- WORK TO BE COMPLETED -
Skipping all pictures, set down the lines of the listing from the first through the one with "NARROW = ['Liberation".

- DATA -

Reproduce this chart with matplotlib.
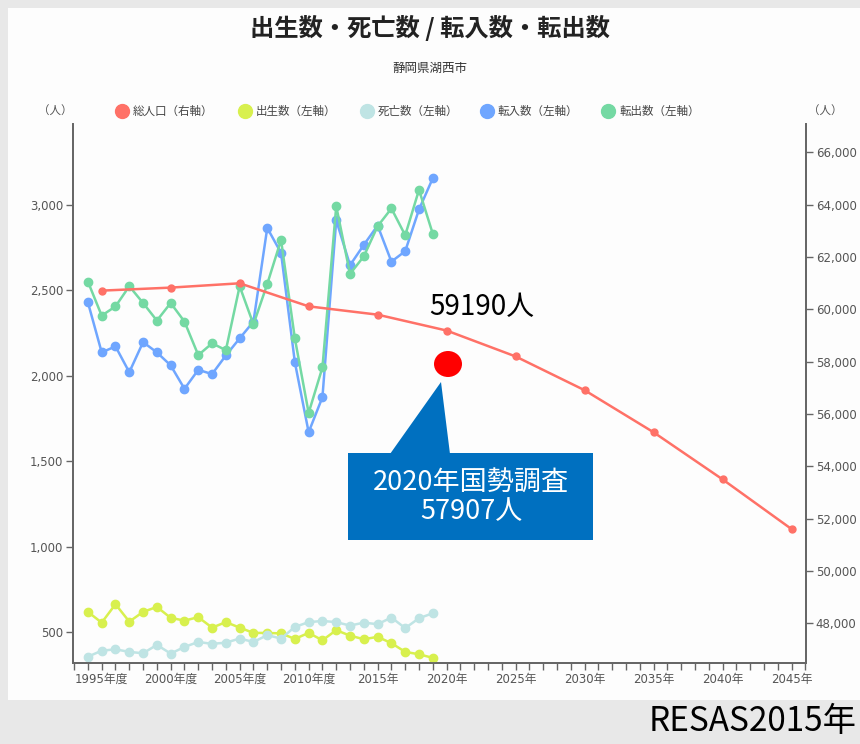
import matplotlib
matplotlib.use('Agg')
import matplotlib.pyplot as plt
from matplotlib.patches import Ellipse, Polygon, Rectangle
from matplotlib.lines import Line2D

plt.rcParams['font.family'] = ['DejaVu Sans', 'Noto Sans CJK JP']
JP = ['Noto Sans CJK JP', 'DejaVu Sans']
NARROW = ['Liberation Sans Narrow', 'Noto Sans CJK JP']

# annual data (left axis)
years = list(range(1994, 2020))
births = [619, 556, 664, 562, 619, 648, 584, 568, 588, 527, 559, 527, 496,
          496, 493, 461, 496, 453, 512, 480, 459, 473, 436, 385, 371, 350]
deaths = [357, 392, 400, 385, 377, 426, 375, 414, 443, 432, 439, 463, 443,
          483, 463, 531, 559, 566, 559, 539, 556, 547, 586, 524, 582, 611]
moved_in = [2430, 2137, 2172, 2021, 2197, 2137, 2061, 1924, 2035, 2010, 2119,
            2219, 2317, 2865, 2719, 2080, 1670, 1875, 2910, 2647, 2766, 2879,
            2668, 2729, 2973, 3156]
moved_out = [2551, 2352, 2406, 2524, 2426, 2323, 2426, 2317, 2121, 2190, 2150,
             2524, 2301, 2537, 2795, 2219, 1783, 2049, 2992, 2596, 2699, 2875,
             2979, 2822, 3088, 2830]

# total population (right axis)
pop_years = [1995, 2000, 2005, 2010, 2015, 2020, 2025, 2030, 2035, 2040, 2045]
population = [60716, 60831, 60996, 60115, 59797, 59190, 58200, 56909, 55301,
              53501, 51601]

tick_years = [1995, 2000, 2005, 2010, 2015, 2020, 2025, 2030, 2035, 2040, 2045]
tick_labels = ['1995年度', '2000年度', '2005年度', '2010年度', '2015年', '2020年',
               '2025年', '2030年', '2035年', '2040年', '2045年']

c_pop = '#ff7167'
c_birth = '#d8f04e'
c_death = '#bfe4e4'
c_in = '#6fa6ff'
c_out = '#74d9a3'
axis_c = '#666666'
text_c = '#555555'

fig = plt.figure(figsize=(8.6, 7.44), dpi=100)
fig.patch.set_facecolor('#e8e8e8')
fig.add_artist(Rectangle((8 / 860, 1 - 700 / 744), 852 / 860, 692 / 744,
                         transform=fig.transFigure, facecolor='#fdfdfd',
                         edgecolor='none', zorder=0))

ax = fig.add_axes([73 / 860, 1 - 663 / 744, 733 / 860, 539 / 744])
ax.set_facecolor('none')
ax2 = ax.twinx()

ax.plot(years, births, color=c_birth, lw=1.8, marker='o', ms=6, zorder=3)
ax.plot(years, deaths, color=c_death, lw=1.8, marker='o', ms=6, zorder=3)
ax.plot(years, moved_in, color=c_in, lw=1.8, marker='o', ms=6, zorder=3)
ax.plot(years, moved_out, color=c_out, lw=1.8, marker='o', ms=6, zorder=4)
ax2.plot(pop_years, population, color=c_pop, lw=1.8, marker='o', ms=5, zorder=5)

ax.set_xlim(1992.92, 2046.05)
ax.set_ylim(320, 3473)
ax2.set_ylim(46480, 67086)

ax.set_yticks([500, 1000, 1500, 2000, 2500, 3000])
ax.set_yticklabels(['500', '1,000', '1,500', '2,000', '2,500', '3,000'])
ax2.set_yticks(list(range(48000, 66001, 2000)))
ax2.set_yticklabels(['{:,}'.format(v) for v in range(48000, 66001, 2000)])

ax.set_xticks(tick_years)
ax.set_xticklabels(tick_labels)
ax.set_xticks(list(range(1993, 2047)), minor=True)

for a in (ax, ax2):
    a.spines['top'].set_visible(False)
    for s in ('left', 'right', 'bottom'):
        a.spines[s].set_color(axis_c)
        a.spines[s].set_linewidth(1.3)
ax.tick_params(axis='y', colors=axis_c, labelcolor=text_c, labelsize=8.5,
               length=5, width=1, pad=2)
ax2.tick_params(axis='y', colors=axis_c, labelcolor=text_c, labelsize=8.5,
                length=5, width=1, pad=2)
ax.tick_params(axis='x', which='both', colors=axis_c, labelcolor=text_c,
               labelsize=8.5, length=5, width=1, pad=2)

# header texts
fig.text(0.5, 1 - 28 / 744, '出生数・死亡数 / 転入数・転出数', ha='center', va='center',
         fontsize=17.5, fontweight='bold', color='#222222', family=JP)
fig.text(0.5, 1 - 68 / 744, '静岡県湖西市', ha='center', va='center',
         fontsize=9, color='#333333', family=JP)
fig.text(55 / 860, 1 - 111 / 744, '（人）', ha='center', va='center',
         fontsize=8.3, color=text_c, family=JP)
fig.text(825 / 860, 1 - 111 / 744, '（人）', ha='center', va='center',
         fontsize=8.3, color=text_c, family=JP)

legend_items = [('総人口（右軸）', c_pop, 122), ('出生数（左軸）', c_birth, 245),
                ('死亡数（左軸）', c_death, 367), ('転入数（左軸）', c_in, 487),
                ('転出数（左軸）', c_out, 608)]
for label, col, xc in legend_items:
    fig.add_artist(Line2D([xc / 860], [1 - 111 / 744], marker='o', ms=10,
                          color=col, lw=0, transform=fig.transFigure))
    fig.text((xc + 11) / 860, 1 - 111 / 744, label, ha='left', va='center',
             fontsize=8.3, color='#444444', family=JP)

# annotations
fig.text(482 / 860, 1 - 307 / 744, '59190人', ha='center', va='center',
         fontsize=20, color='black', family=NARROW)
fig.add_artist(Ellipse((448 / 860, 1 - 364 / 744), 28 / 860, 26 / 744,
                       transform=fig.transFigure, facecolor='#ff0000',
                       edgecolor='none', zorder=6))
fig.add_artist(Polygon([(441 / 860, 1 - 382 / 744), (390 / 860, 1 - 454 / 744),
                        (450 / 860, 1 - 454 / 744)], closed=True,
                       transform=fig.transFigure, facecolor='#0070c0',
                       edgecolor='none', zorder=6))
fig.add_artist(Rectangle((348 / 860, 1 - 540 / 744), 245 / 860, 87 / 744,
                         transform=fig.transFigure, facecolor='#0070c0',
                         edgecolor='none', zorder=6))
fig.text(471 / 860, 1 - 497 / 744, '2020年国勢調査\n57907人', ha='center',
         va='center', fontsize=19.5, color='white', family=NARROW,
         linespacing=1.15, zorder=7)

fig.text(857 / 860, 1 - 722 / 744, 'RESAS2015年', ha='right', va='center',
         fontsize=24, color='black', family=NARROW)

fig.savefig('out.png', dpi=100, facecolor=fig.get_facecolor())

- SOLUTION -
Reproduce this chart with matplotlib.
import matplotlib
matplotlib.use('Agg')
import matplotlib.pyplot as plt
from matplotlib.patches import Ellipse, Polygon, Rectangle
from matplotlib.lines import Line2D

plt.rcParams['font.family'] = ['DejaVu Sans', 'Noto Sans CJK JP']
JP = ['Noto Sans CJK JP', 'DejaVu Sans']
NARROW = ['Liberation Sans Narrow', 'Noto Sans CJK JP']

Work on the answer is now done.